On pourrait rajouter qu’il y a chez ces philosophes une nostalgie du Moyen Âge. Or la période pré-moderne se caractérise par des régimes politiques monarchiques, théocratiques, religieusement intolérants (persécution des juifs et des protestants). Nous avons découvert, non sans surprise, en lisant cette Imposture, que ces auteurs, en promouvant les racines chrétiennes de la Modernité, retrouvent aussi en toute cohérence tous les travers des catholiques intransigeants du Moyen Âge : un anti-protestantisme (Voegelin, cité p. 237) et/ou un antijudaïsme, quand il ne s’agit pas d’antisémitisme (Heidegger très explicite dans ses Cahiers noirs ; complot juif chez Carl Schmitt).

 

Ces positions intolérantes, elles ont été balisées il y a déjà fort longtemps. Au moment de la Révolution française, le pape Pie VI est une des figures de la Contre-révolution qui se structure en Europe. En 1791, il publie un Bref intitulé Quod aliquantum, dans lequel il condamne la Déclaration des droits de l’homme et du citoyen car elle donne des « droits monstrueux ». Le Pape d’alors en profite, dans le même texte, pour rappeler le rôle néfaste des protestants et des juifs. Ainsi le courant que Géraldine Muhlmann identifie comme « théologico-politique » s’inscrit dans celui ausculté par Zeev Sternhell dans son livre Les anti-Lumières, qui couvre la période 1600-2000 (Folio Histoire, 2010).

 

Le courant « théologico-politique » reproche à la sociologie, au marxisme et à la psychanalyse de ne « pas traiter le politique dans sa singularité » (p. 276). Ces trois disciplines, incarnées par Marx et Freud, procéderaient par grandes généralités ou par réduction à un principe explicatif (la lutte de classe, la libido), et passeraient à côté des phénomènes. Tandis que nos philosophes contemporains, eux, y verraient plus clair et plus profond, grâce à leur sensibilité au sacré. Cette critique de Marx, Freud (et aussi de Nietzsche) est très grossière. Ce qui justifie en réalité leur rejet, c’est leur critique implacable du phénomène religieux (doublé du fait que Marx est communiste, athée et défenseur de la laïcité de l’État).

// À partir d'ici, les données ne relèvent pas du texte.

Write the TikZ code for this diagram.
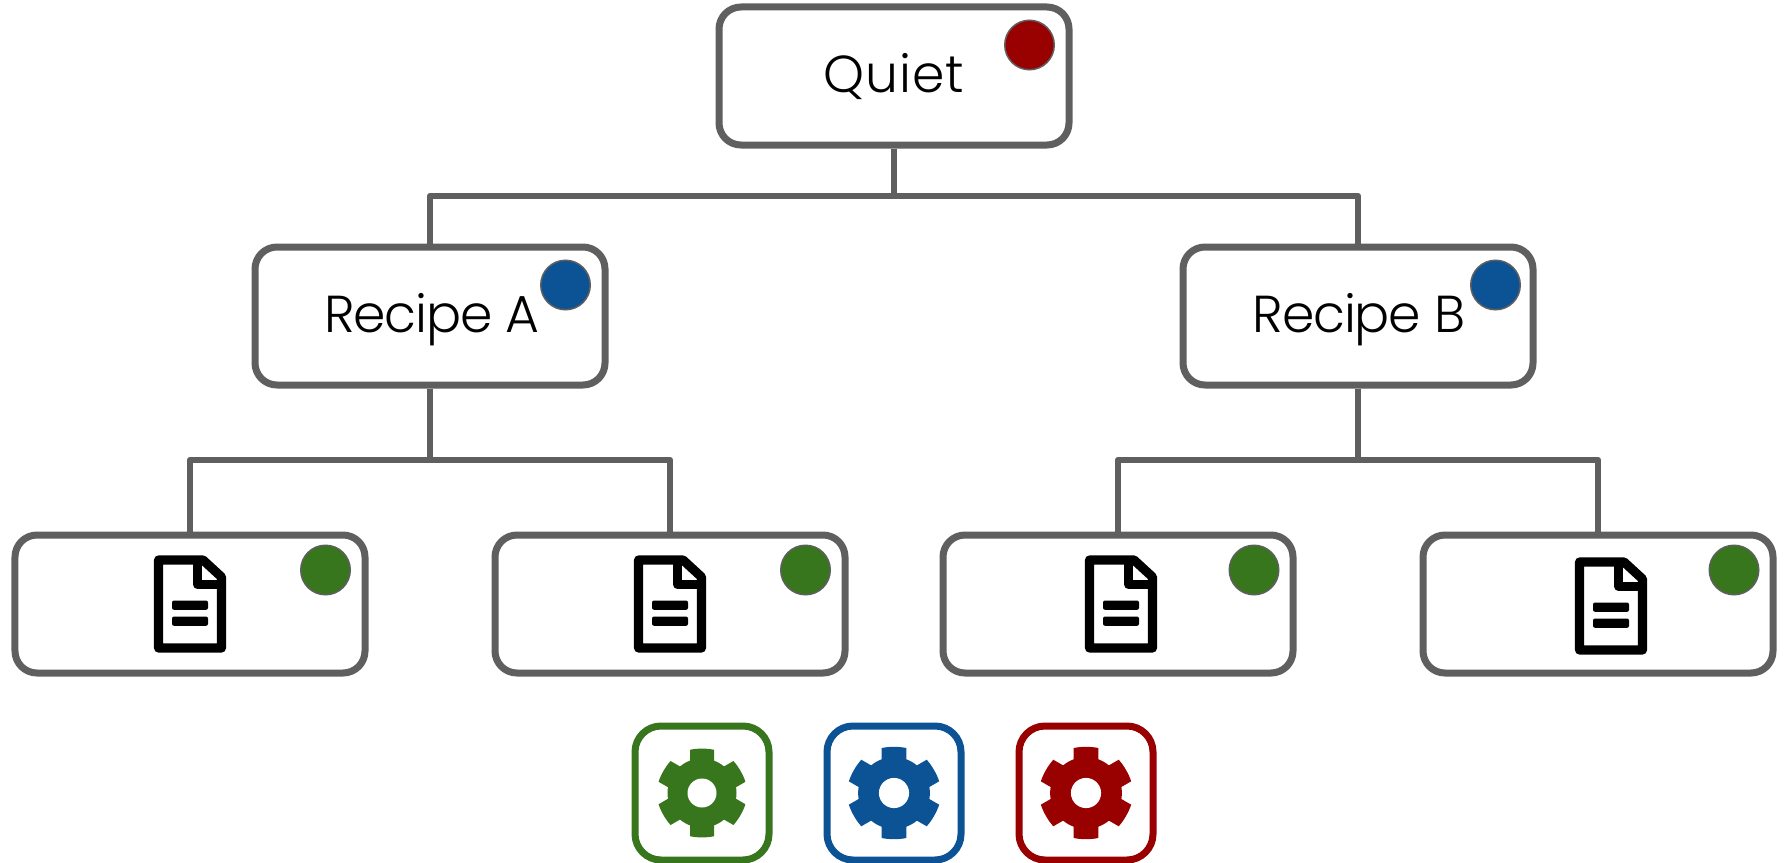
\documentclass[tikz,border=0pt]{standalone}
\usepackage{fontspec}
\setmainfont{Poppins Light}
\definecolor{edgegray}{HTML}{5F5F5F}
\definecolor{gearred}{HTML}{990000}
\definecolor{gearblue}{HTML}{0B5394}
\definecolor{geargreen}{HTML}{38761D}
\tikzset{
  x=1bp,y=-1bp,
  boxnode/.style={draw=edgegray,line width=7bp,rounded corners=22bp,fill=white,minimum width=350bp,minimum height=138bp,inner sep=0pt,font=\fontsize{52bp}{60bp}\selectfont,text=black},
  dotnode/.style={circle,draw=edgegray,line width=1.5bp,minimum size=49.5bp,inner sep=0pt},
  bus/.style={draw=edgegray,line width=6.5bp,line join=round},
  gearbox/.style={draw=#1,line width=7bp,rounded corners=26bp,fill=white,minimum width=134bp,minimum height=134bp,inner sep=0pt},
  docicon/.pic={
    \draw[black,line width=9.2bp,line join=round,fill=white]
      (-31.5,-44) -- (13,-44) -- (31.5,-27) -- (31.5,44) -- (-31.5,44) -- cycle;
    \draw[black,line width=9.2bp,line join=round] (7.7,-44) -- (7.7,-19.5) -- (31.5,-19.5);
    \fill[black,rounded corners=2bp] (-18,-3.5) rectangle (18,5.8);
    \fill[black,rounded corners=2bp] (-18,12.5) rectangle (18,21.8);
  },
  gearicon/.pic={
    \fill[pic actions] (0,0) circle (34.5);
    \foreach \a in {30,90,150,210,270,330}{
      \fill[pic actions,rotate=\a] (27,-12) -- (43.2,-12) .. controls (44.8,-5) and (44.8,5) .. (43.2,12) -- (27,12) -- cycle;
    }
    \fill[white] (0,0) circle (14.5);
  }
}
\begin{document}
\begin{tikzpicture}
\useasboundingbox (0,0) rectangle (1787,863);
\node[boxnode,text height=33.4bp,text depth=0pt] (quiet) at (894,76) {\addfontfeature{LetterSpace=1.7}Quiet};
\node[boxnode,text height=32bp,text depth=0pt] (ra) at (430,316) {\hspace*{4bp}\addfontfeature{LetterSpace=-2.2}Recipe A};
\node[boxnode,text height=32bp,text depth=0pt] (rb) at (1358,316) {\hspace*{2bp}\addfontfeature{LetterSpace=-2.2}Recipe B};
\node[boxnode] (l1) at (190,604) {};
\node[boxnode] (l2) at (670,604) {};
\node[boxnode] (l3) at (1118,604) {};
\node[boxnode] (l4) at (1598,604) {};
\coordinate (b0) at (894,196);
\coordinate (b1) at (430,196);
\coordinate (b2) at (1358,196);
\coordinate (b3) at (430,460);
\coordinate (b4) at (1358,460);
\coordinate (b5) at (190,460);
\coordinate (b6) at (670,460);
\coordinate (b7) at (1118,460);
\coordinate (b8) at (1598,460);
\draw[bus] (quiet.south) -- (b0);
\draw[bus] (ra.north) -- (b1) -- (b2) -- (rb.north);
\draw[bus] (ra.south) -- (b3);
\draw[bus] (rb.south) -- (b4);
\draw[bus] (l1.north) -- (b5) -- (b6) -- (l2.north);
\draw[bus] (l3.north) -- (b7) -- (b8) -- (l4.north);
\node[dotnode,fill=gearred] (d0) at (1029.5,45) {};
\node[dotnode,fill=gearblue] (d1) at (565.5,285) {};
\node[dotnode,fill=gearblue] (d2) at (1495.5,285) {};
\node[dotnode,fill=geargreen] (d3) at (325.5,570) {};
\node[dotnode,fill=geargreen] (d4) at (805.5,570) {};
\node[dotnode,fill=geargreen] (d5) at (1254,570) {};
\node[dotnode,fill=geargreen] (d6) at (1734,570) {};
\pic at (190,604) {docicon};
\pic at (670,604) {docicon};
\pic at (1121,604) {docicon};
\pic at (1611,606) {docicon};
\node[gearbox=geargreen] (g1) at (702,793) {};
\node[gearbox=gearblue] (g2) at (894,793) {};
\node[gearbox=gearred] (g3) at (1086,793) {};
\pic[fill=geargreen] at (702,793) {gearicon};
\pic[fill=gearblue,scale=1.04] at (894,793) {gearicon};
\pic[fill=gearred,scale=1.04] at (1086,793) {gearicon};
\end{tikzpicture}
\end{document}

L'auteure pointe ainsi la grande faiblesse argumentative de ces auteurs. Ils affirment mais ne démontrent rien. « En cela, et à cause de ce goût de l’invisible, le propos théologico-politique se met volontiers en position de n’être pas « réfutable ». » (p. 33) A propos du livre de Marcel Gauchet intitulé L’avènement de la démocratie, tome 1, La révolution moderne (2007) l’auteure écrit : « On n’y comprend plus rien, au milieu de ce vocabulaire du ‘secret’, du ‘souterrain’, de ‘l’invisible’, de ‘l’occulte’ » (p. 43). Ces remarques sont cohérentes, puisque chez ces philosophes, il s'agit d'une démarche de croyants, reposant sur la foi : il n’y a donc rien à démontrer, rien à argumenter. D’où le sentiment d' « imposture ».

 

L’auteure conclut son ouvrage en titrant : « Pour la critique ». Elle prône l’idée qu’il faut continuer d’examiner tous ces courants « théologico-politiques », montrer le vide théorique qui les compose, et le danger de régression intellectuelle et sociale qu’ils incarnent. L’auteure écrit qu’elle n’est pas très optimiste quant au rôle que peut jouer la philosophie dans ce combat, auprès du grand public. Elle espère que des œuvres littéraires à succès ouvriront les yeux du plus grand nombre.

 

Ainsi L’imposture du théologico-politique dresse une cartographie très utile de nombreux courants, il donne des outils pour déchiffrer des auteurs qui ont l’air assez divers, mais qui appartiennent en réalité à la même famille politico-philosophique. Le livre est extrêmement dense et riche. Il permet une lecture problématisée d’auteurs renommés et vivants.